Air quality issues. Silica dust is of great concern to people living near frac sand operations. The smallest particles of dust (2.5 microns, a fraction of the width of a human hair) cause the greatest damage to the lungs. This is due to the fact that smaller particles can evade the body’s natural defense mechanisms and penetrate deeper into the lungs, and even into the bloodstream. Crystalline silica dust, generally around 4 microns in diameter or less, is also especially harmful. Depending on the amount and duration of exposure, silica dust can cause silicosis of the lungs, a well-known hazard in mining, and at natural gas and oil drill sites due to the use of sand in fracking operations.

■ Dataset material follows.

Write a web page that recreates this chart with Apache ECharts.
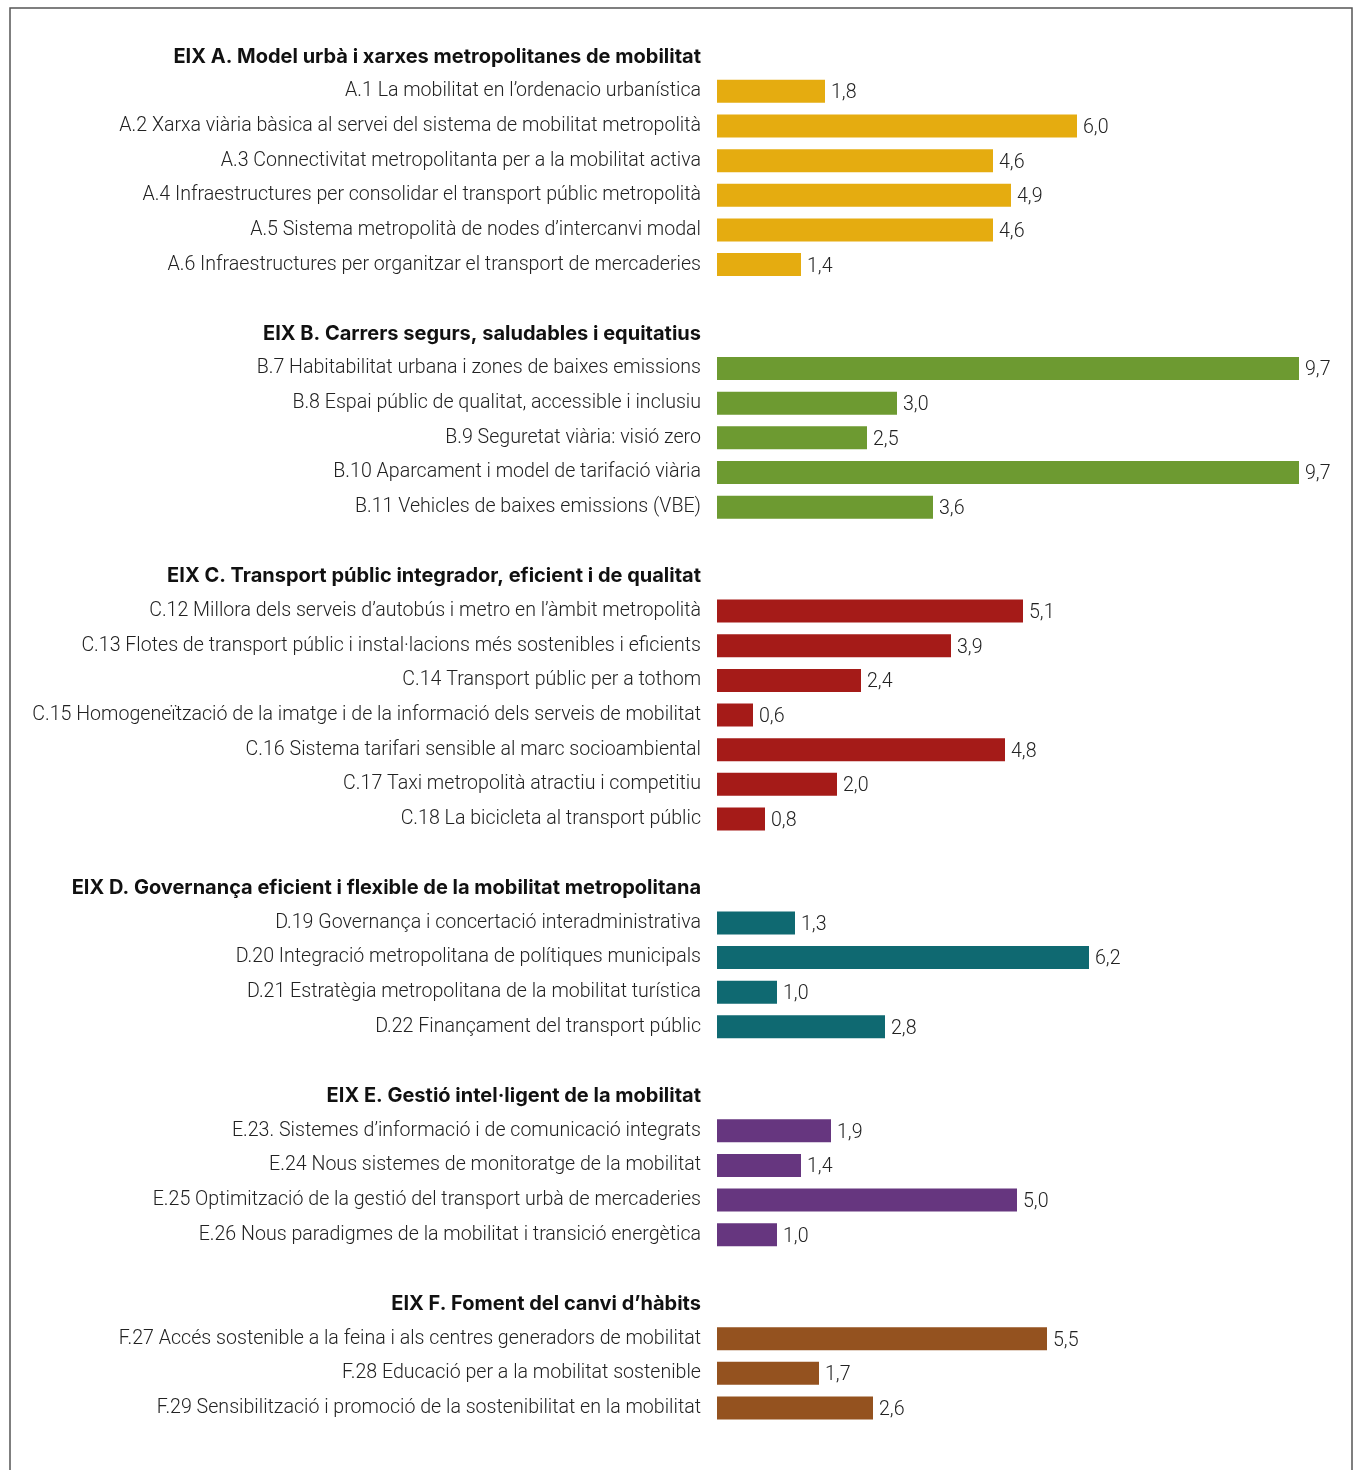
<!DOCTYPE html>
<html>
<head>
<meta charset="utf-8">
<script src="https://cdn.jsdelivr.net/npm/echarts@6/dist/echarts.min.js"></script>
<style>
  html, body { margin: 0; padding: 0; background: #fff; }
  #chart { width: 1357px; height: 1470px; }
</style>
</head>
<body>
<div id="chart"></div>
<script>
// Axis titles (one per group)
const groupTitles = [
  'EIX A. Model urbà i xarxes metropolitanes de mobilitat',
  'EIX B. Carrers segurs, saludables i equitatius',
  'EIX C. Transport públic integrador, eficient i de qualitat',
  'EIX D. Governança eficient i flexible de la mobilitat metropolitana',
  'EIX E. Gestió intel·ligent de la mobilitat',
  'EIX F. Foment del canvi d’hàbits'
];

const itemsA = [
  'A.1 La mobilitat en l’ordenacio urbanística',
  'A.2 Xarxa viària bàsica al servei del sistema de mobilitat metropolità',
  'A.3 Connectivitat metropolitanta per a la mobilitat activa',
  'A.4 Infraestructures per consolidar el transport públic metropolità',
  'A.5 Sistema metropolità de nodes d’intercanvi modal',
  'A.6 Infraestructures per organitzar el transport de mercaderies'
];
const valuesA = [1.8, 6.0, 4.6, 4.9, 4.6, 1.4];

const itemsB = [
  'B.7 Habitabilitat urbana i zones de baixes emissions',
  'B.8 Espai públic de qualitat, accessible i inclusiu',
  'B.9 Seguretat viària: visió zero',
  'B.10 Aparcament i model de tarifació viària',
  'B.11 Vehicles de baixes emissions (VBE)'
];
const valuesB = [9.7, 3.0, 2.5, 9.7, 3.6];

const itemsC = [
  'C.12 Millora dels serveis d’autobús i metro en l’àmbit metropolità',
  'C.13 Flotes de transport públic i instal·lacions més sostenibles i eficients',
  'C.14 Transport públic per a tothom',
  'C.15 Homogeneïtzació de la imatge i de la informació dels serveis de mobilitat',
  'C.16 Sistema tarifari sensible al marc socioambiental',
  'C.17 Taxi metropolità atractiu i competitiu',
  'C.18 La bicicleta al transport públic'
];
const valuesC = [5.1, 3.9, 2.4, 0.6, 4.8, 2.0, 0.8];

const itemsD = [
  'D.19 Governança i concertació interadministrativa',
  'D.20 Integració metropolitana de polítiques municipals',
  'D.21 Estratègia metropolitana de la mobilitat turística',
  'D.22 Finançament del transport públic'
];
const valuesD = [1.3, 6.2, 1.0, 2.8];

const itemsE = [
  'E.23. Sistemes d’informació i de comunicació integrats',
  'E.24 Nous sistemes de monitoratge de la mobilitat',
  'E.25 Optimització de la gestió del transport urbà de mercaderies',
  'E.26 Nous paradigmes de la mobilitat i transició energètica'
];
const valuesE = [1.9, 1.4, 5.0, 1.0];

const itemsF = [
  'F.27 Accés sostenible a la feina i als centres generadors de mobilitat',
  'F.28 Educació per a la mobilitat sostenible',
  'F.29 Sensibilització i promoció de la sostenibilitat en la mobilitat'
];
const valuesF = [5.5, 1.7, 2.6];

const groupColors = ['#E5AC10', '#6D9A31', '#A51B18', '#0F6971', '#66367F', '#94521F'];

const groups = [
  [itemsA, valuesA], [itemsB, valuesB], [itemsC, valuesC],
  [itemsD, valuesD], [itemsE, valuesE], [itemsF, valuesF]
];

// Build one category list: spacer row, group title row, then the items
const categories = [];
const kinds = [];
const barData = [];
groups.forEach(([items, values], g) => {
  if (g > 0) { categories.push(' '); kinds.push('gap'); barData.push('-'); }
  categories.push(groupTitles[g]); kinds.push('head'); barData.push('-');
  items.forEach((name, i) => {
    categories.push(name); kinds.push('item');
    barData.push({ value: values[i], itemStyle: { color: groupColors[g] } });
  });
});

const FONT = 'Roboto, "Noto Sans", sans-serif';
const HEAD_FONT = 'Inter, Roboto, sans-serif';

const chart = echarts.init(document.getElementById('chart'), null, { renderer: 'canvas' });
chart.setOption({
  backgroundColor: '#ffffff',
  animation: false,
  graphic: [{
    type: 'rect',
    shape: { x: 10, y: 8, width: 1342, height: 1520 },
    style: { fill: 'none', stroke: '#555', lineWidth: 1.5 },
    silent: true
  }],
  grid: { left: 717, right: 40, top: 39.4, bottom: 44.7, containLabel: false },
  xAxis: { type: 'value', min: 0, max: 10, show: false },
  yAxis: {
    type: 'category',
    inverse: true,
    data: categories,
    axisLine: { show: false },
    axisTick: { show: false },
    splitLine: { show: false },
    axisLabel: {
      margin: 16,
      interval: 0,
      formatter: (val, idx) => {
        if (kinds[idx] === 'head') return '{h|' + val + '}';
        if (kinds[idx] === 'gap') return '';
        return '{i|' + val + '}';
      },
      rich: {
        h: { fontFamily: HEAD_FONT, fontSize: 20, fontWeight: 'bold', color: '#111' },
        i: { fontFamily: FONT, fontSize: 19.6, fontWeight: 300, color: '#222' }
      }
    }
  },
  series: [{
    type: 'bar',
    data: barData,
    barWidth: 23,
    label: {
      show: true,
      position: 'right',
      distance: 6,
      offset: [0, 2],
      fontFamily: FONT,
      fontSize: 19.6,
      fontWeight: 300,
      color: '#222',
      formatter: p => p.value.toFixed(1).replace('.', ',')
    }
  }]
});
</script>
</body>
</html>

Financial issues. Frac sand mining causes many economic harms, including a potential loss of nearby real estate values of up to 25 percent; and decreased lifespan for roads and other infrastructure, which carry a substantial replacement cost. Even though Minnesota state law allows counties to levy a 15-cent per ton aggregate extraction tax to help offset the costs of road repair, many counties choose not to. Additionally, the Minnesota Local Research Board found that 22 cents per ton-mile would be a more accurate amount to cover the costs.

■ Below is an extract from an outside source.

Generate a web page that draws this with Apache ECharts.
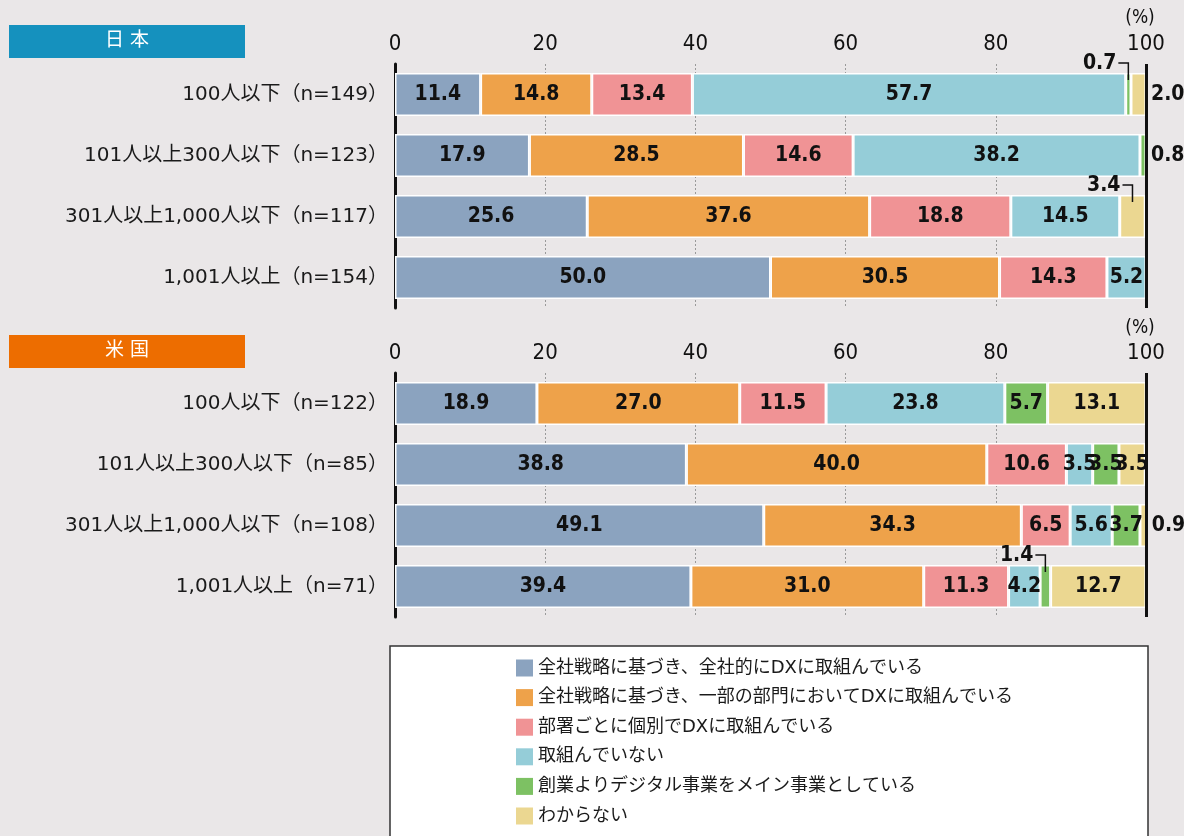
<!DOCTYPE html>
<html><head><meta charset="utf-8">
<script src="https://cdn.jsdelivr.net/npm/echarts@6/dist/echarts.min.js"></script>
<style>html,body{margin:0;padding:0;background:#EAE7E8;}#c{width:1184px;height:836px;}</style>
</head><body><div id="c"></div>
<script>
const seriesNames = [
  '全社戦略に基づき、全社的にDXに取組んでいる',
  '全社戦略に基づき、一部の部門においてDXに取組んでいる',
  '部署ごとに個別でDXに取組んでいる',
  '取組んでいない',
  '創業よりデジタル事業をメイン事業としている',
  'わからない'
];
const colors = ['#8BA3BF','#EEA24A','#F09395','#95CDD8','#7DC163','#EBD791'];

const jpCategories = ['100人以下（n=149）','101人以上300人以下（n=123）','301人以上1,000人以下（n=117）','1,001人以上（n=154）'];
const usCategories = ['100人以下（n=122）','101人以上300人以下（n=85）','301人以上1,000人以下（n=108）','1,001人以上（n=71）'];

const jpFull    = [11.4, 17.9, 25.6, 50.0];
const jpPart    = [14.8, 28.5, 37.6, 30.5];
const jpDept    = [13.4, 14.6, 18.8, 14.3];
const jpNone    = [57.7, 38.2, 14.5, 5.2];
const jpDigital = [0.7, 0.8, 0, 0];
const jpUnknown = [2.0, 0, 3.4, 0];

const usFull    = [18.9, 38.8, 49.1, 39.4];
const usPart    = [27.0, 40.0, 34.3, 31.0];
const usDept    = [11.5, 10.6, 6.5, 11.3];
const usNone    = [23.8, 3.5, 5.6, 4.2];
const usDigital = [5.7, 3.5, 3.7, 1.4];
const usUnknown = [13.1, 3.5, 0.9, 12.7];

const xMin = 0, xMax = 100, xInterval = 20;

// small values: label with a leader above, or label outside to the right
const jpLeaders = [[4,0],[5,2]];
const usLeaders = [[4,3]];
const jpRight = [[5,0],[4,1]];
const usRight = [[5,2]];

const jpSets = [jpFull, jpPart, jpDept, jpNone, jpDigital, jpUnknown];
const usSets = [usFull, usPart, usDept, usNone, usDigital, usUnknown];

const numFont = "'Liberation Sans Narrow','DejaVu Sans Condensed','Noto Sans CJK JP',sans-serif";
const cjkFont = "'DejaVu Sans','Noto Sans CJK JP','Noto Sans',sans-serif";

function has(list, k, r){ return list.some(p => p[0]===k && p[1]===r); }

const option = {
  backgroundColor: '#EAE7E8',
  animation: false,
  grid: [
    {left: 395, right: 38, top: 64, height: 244, outerBoundsMode: 'none'},
    {left: 395, right: 38, top: 373, height: 244, outerBoundsMode: 'none'}
  ],
  xAxis: [0,1].map(i => ({
    gridIndex: i, type: 'value', position: 'top', min: xMin, max: xMax, interval: xInterval,
    axisLine: {show: false}, axisTick: {show: false},
    axisLabel: {color: '#111', fontSize: 22, fontFamily: numFont, margin: 9, showMinLabel: true, showMaxLabel: true},
    splitLine: {show: true, lineStyle: {color: '#9a9a9a', width: 1, type: [2, 2]}}
  })),
  yAxis: [jpCategories, usCategories].map((cats, i) => ({
    gridIndex: i, type: 'category', data: cats, inverse: true,
    axisLine: {show: true, lineStyle: {color: '#111', width: 3}},
    axisTick: {show: false},
    axisLabel: {color: '#1a1a1a', fontSize: 20, fontFamily: cjkFont, margin: 7}
  })),
  legend: {
    orient: 'vertical', left: 516, top: 659, padding: 0, z: 10,
    itemWidth: 17, itemHeight: 17, itemGap: 11.6, icon: 'rect',
    itemStyle: {borderWidth: 0},
    data: seriesNames,
    textStyle: {color: '#1a1a1a', fontSize: 18, lineHeight: 18, fontFamily: cjkFont},
    selectedMode: false
  },
  graphic: [
    {type: 'rect', z: 0, shape: {x: 390, y: 646, width: 758, height: 210}, style: {fill: '#ffffff', stroke: '#333', lineWidth: 1.5}},
    {type: 'rect', shape: {x: 9, y: 25, width: 236, height: 33}, style: {fill: '#1591BE'}},
    {type: 'text', x: 127, y: 41.5, style: {text: '日 本', fill: '#fff', fontSize: 19, fontFamily: cjkFont, align: 'center', verticalAlign: 'middle'}},
    {type: 'rect', shape: {x: 9, y: 335, width: 236, height: 33}, style: {fill: '#ED6D00'}},
    {type: 'text', x: 127, y: 351.5, style: {text: '米 国', fill: '#fff', fontSize: 19, fontFamily: cjkFont, align: 'center', verticalAlign: 'middle'}},
    {type: 'text', x: 1140, y: 18, style: {text: '(%)', fill: '#111', fontSize: 19, fontFamily: numFont, align: 'center', verticalAlign: 'middle'}},
    {type: 'text', x: 1140, y: 328, style: {text: '(%)', fill: '#111', fontSize: 19, fontFamily: numFont, align: 'center', verticalAlign: 'middle'}}
  ],
  series: []
};

[[jpSets, jpLeaders, jpRight], [usSets, usLeaders, usRight]].forEach(([sets, leaders, rights], g) => {
  sets.forEach((vals, k) => {
    option.series.push({
      type: 'bar', name: seriesNames[k], stack: 'g' + g, xAxisIndex: g, yAxisIndex: g,
      barWidth: 43,
      itemStyle: {color: colors[k], borderColor: '#fff', borderWidth: 1.5},
      label: {
        show: true, position: 'inside', color: '#111', fontSize: 21, fontWeight: 'bold',
        fontFamily: numFont,
        formatter: p => p.value ? Number(p.value).toFixed(1) : ''
      },
      labelLayout: params => {
        if (has(leaders, k, params.dataIndex)) {
          return {x: params.rect.x + params.rect.width / 2 - 12, y: params.rect.y - 9.5, align: 'right', verticalAlign: 'middle'};
        }
        return {};
      },
      data: vals.map((v, r) => has(rights, k, r)
        ? {value: v, label: {position: 'right', distance: 5}}
        : v),
      markLine: k === 0 ? {
        symbol: 'none', silent: true, z: 20, label: {show: false},
        lineStyle: {color: '#111', width: 3, type: 'solid'},
        data: [{xAxis: xMax}]
      } : undefined,
      z: 3
    });
  });
  // leader lines
  const leaderData = leaders.map(([k, r]) => {
    let start = 0;
    for (let j = 0; j < k; j++) start += sets[j][r];
    return [start + sets[k][r] / 2, r];
  });
  option.series.push({
    type: 'custom', xAxisIndex: g, yAxisIndex: g, z: 10, silent: true,
    encode: {x: 0, y: 1},
    data: leaderData,
    renderItem: (params, api) => {
      const p = api.coord([api.value(0), api.value(1)]);
      const top = p[1] - 21.5;
      return {
        type: 'polyline',
        shape: {points: [[p[0] - 10, top - 10], [p[0], top - 10], [p[0], top + 7]]},
        style: {stroke: '#111', lineWidth: 1.5, fill: null}
      };
    }
  });
});

const chart = echarts.init(document.getElementById('c'), null, {renderer: 'canvas'});
chart.setOption(option);
</script>
</body></html>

Perhaps the best response to the rapid expansion of shale gas extraction is to take a step back and view the entire shale gas fuel cycle more holistically. The questions, if properly posed, can assist us in defining the issues, challenges, and consequences of the shale gas fuel cycle. They will also help answer whether or not the shale gas revolution is of benefit to all of us or just some of us, and determine the long-term viability of the shale-gas economy. In pursuing this exercise, the scope of questions should not remain at some national or geopolitical strategic level. Rather, they should also address the consequences of the shale gas fuel cycle for people at the local level including the consequences for their property, their businesses, their cultural values and way of life, their health, their access to adequate supplies of clean water, the impact on local infrastructure, as well as the sustainability of their community’s economy in the near- and long- term. Of course, such questions should have been posed long ago. Powerful economic forces are churning ahead without pause or consideration of the implications of shale gas extraction for our country and our citizens.